庆帝气的额头青筋直跳,他就不该多嘴问这一句!
“皇上,罪犯都还有三堂会审,不能因为旁人一句话,就断了舒儿的罪!”
裴氏拉着云舒跪了下来,莲儿也慌张的跟着跪在了二人的身后。
说这些话已经用完了裴氏所有的勇气,她低着头浑身都在轻轻的颤抖。
云舒拉着她的手轻轻的安抚着。
江墨丞瞥了云舒一眼,见她自始至终都没表露出太多的情绪,一时间也猜不透她是否有应对办法。
“朕乃一国之君,自然不会听信片面之词,云舒你有什么要说的?”
庆帝嘴里虽这么说着,但是心里的天平早就已经倾斜了。
无论云舒是不是监正口中说的命格,为了这大启的天下,他都没打算留下云舒。
就算不能明着将云舒弄死,暗地里也是要对云舒下杀手的。
云舒先是看了太后一眼,将她高高坐着,视线也一直落在她的身上,但是云舒与这些贵人之间的交际并不深,根本猜不透太后心里在想什么。
随后她又看了江墨丞一眼,视线与他相交,云舒明显看到了江墨丞眼底的情绪波动。
心中也隐隐有了主意……
“回皇上,臣女想听听监正是如何断定,臣女的八字与大启国运相冲的。”
云舒嘴里的嫩肉已经咬烂了,这会一开口就疼得直抽气。
口中还弥漫着淡淡的血腥气。
江墨丞见云舒蹙眉忍着疼痛的模样,便猜到她口中多半已经咬破了。
脸上的神色也在此时冷了下来,他冷冰冰的视线紧紧所住了监正,大有你敢乱说,便当场要你命的架势。
监正这会觉得自己像是被索命阎罗给盯住了一般,在阵阵凉意侵袭下,他后背瞬间就湿了一大片!

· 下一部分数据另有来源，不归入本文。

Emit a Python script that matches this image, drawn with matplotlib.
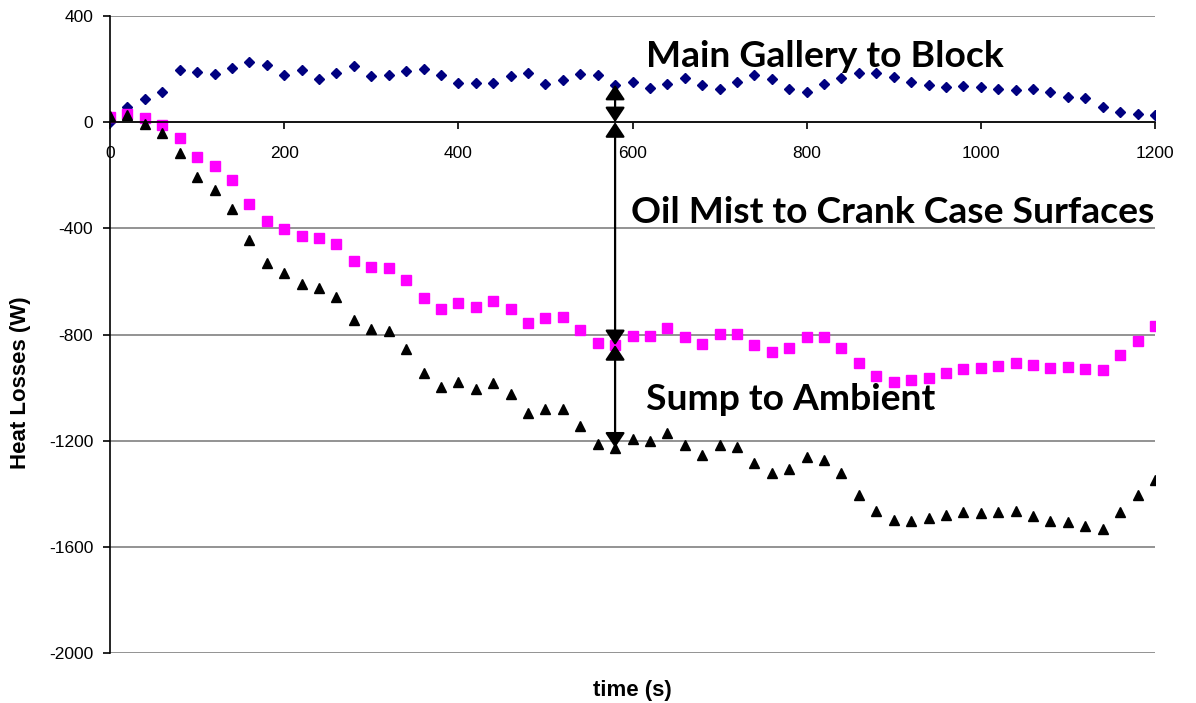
import numpy as np
import matplotlib
matplotlib.use('Agg')
import matplotlib.pyplot as plt

plt.rcParams['font.family'] = ['Liberation Sans', 'DejaVu Sans']
plt.rcParams['axes.unicode_minus'] = False

# time axis (s), one sample every 20 s
time = np.arange(0, 1201, 20)

# Main Gallery to Block (W)
gallery = [0, 59, 88, 114, 198, 189, 183, 204, 227, 217,
           179, 196, 164, 185, 213, 173, 176, 192, 199, 176,
           149, 149, 148, 173, 187, 145, 158, 181, 177, 141,
           150, 129, 144, 168, 140, 126, 151, 178, 162, 126,
           114, 145, 168, 185, 185, 170, 150, 140, 131, 135,
           134, 125, 120, 125, 115, 95, 91, 59, 38, 32, 28]

# Oil Mist to Crank Case Surfaces (W)
oil_mist = [18, 30, 14, -9, -59, -131, -165, -219, -308, -374,
            -401, -428, -435, -458, -524, -546, -549, -595, -664, -702,
            -681, -698, -674, -703, -757, -738, -735, -784, -832, -840,
            -806, -806, -776, -808, -836, -798, -798, -840, -867, -852,
            -809, -811, -849, -909, -955, -977, -973, -962, -945, -929,
            -927, -919, -909, -916, -928, -924, -929, -933, -877, -823, -769]

# Sump to Ambient (W)
sump = [23, 26, -5, -39, -116, -208, -254, -327, -445, -532,
        -569, -608, -623, -658, -746, -781, -786, -853, -945, -997,
        -980, -1004, -981, -1023, -1095, -1081, -1080, -1145, -1211, -1226,
        -1194, -1202, -1171, -1215, -1255, -1215, -1225, -1284, -1321, -1308,
        -1263, -1273, -1323, -1405, -1464, -1500, -1502, -1493, -1481, -1468,
        -1474, -1469, -1464, -1484, -1503, -1508, -1522, -1532, -1468, -1405, -1347]

arrow_t = 580
labels = ['Main Gallery to Block', 'Oil Mist to Crank Case Surfaces', 'Sump to Ambient']

fig = plt.figure(figsize=(11.96, 7.03), dpi=100)
ax = fig.add_axes([0.092, 0.0711, 0.8737, 0.9061])

ax.plot(time, gallery, 'D', color='#000080', ms=4.6, mec='#000080')
ax.plot(time, oil_mist, 's', color='#ff00ff', ms=7, mec='#ff00ff')
ax.plot(time, sump, '^', color='black', ms=7.5)

ax.set_xlim(0, 1200)
ax.set_ylim(-2000, 400)
ax.set_xticks(np.arange(0, 1201, 200))
ax.set_yticks(np.arange(-2000, 401, 400))
ax.yaxis.grid(True, color='#808080', lw=1.2)
ax.set_axisbelow(True)

for s in ['top', 'right']:
    ax.spines[s].set_visible(False)
ax.spines['bottom'].set_position(('data', 0))
ax.spines['left'].set_linewidth(1.2)
ax.spines['bottom'].set_linewidth(1.2)
ax.tick_params(axis='x', direction='out', length=5, width=1.2, pad=12, labelsize=12.5)
ax.tick_params(axis='y', direction='out', length=5, width=1.2, pad=7, labelsize=12.5)

ax.set_xlabel('time (s)', fontsize=16, fontweight='bold')
ax.xaxis.set_label_coords(0.5, -0.043)
ax.set_ylabel('Heat Losses (W)', fontsize=16, fontweight='bold')
ax.yaxis.set_label_coords(-0.076, 0.424)

# double-headed arrows marking each loss at t = 580 s
i = list(time).index(arrow_t)
style = '<|-|>,head_length=0.45,head_width=0.3'
for y0, y1 in [(0, gallery[i]), (oil_mist[i], 0), (sump[i], oil_mist[i])]:
    ax.annotate('', xy=(arrow_t, y1), xytext=(arrow_t, y0),
                arrowprops=dict(arrowstyle=style, color='black', lw=1.6,
                                mutation_scale=20, shrinkA=0, shrinkB=0))

tfont = dict(family=['Lato', 'DejaVu Sans'], fontweight='bold', fontsize=26.8, va='baseline')
ax.text(616, 208, labels[0], **tfont)
ax.text(598, -381, labels[1], **tfont)
ax.text(616, -1085, labels[2], **tfont)

fig.savefig('out.png', dpi=100)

“你说说看!”庆帝点头同意了云舒的意见,他就算是想要云舒的命,总不能师出无名。
“回皇上,这是云舒姑娘亲自交给臣的生辰八字。
这是大启建国的气辰,云舒姑娘八字属阴,并且的大阴。
大启国运属阳,想要国运昌盛便需要属火的八字支撑。
而云舒姑娘的生辰时间恰巧又是踩在了大启建国时选择的气辰之上。
这属于龙抬头被狠狠踩住了……”
监正口中一套又一套的说辞,从云舒的出生时辰到她的命格气运,一一道来,任由谁听着都是云舒的命格与大启国运相克,这是铁板钉钉的事情了!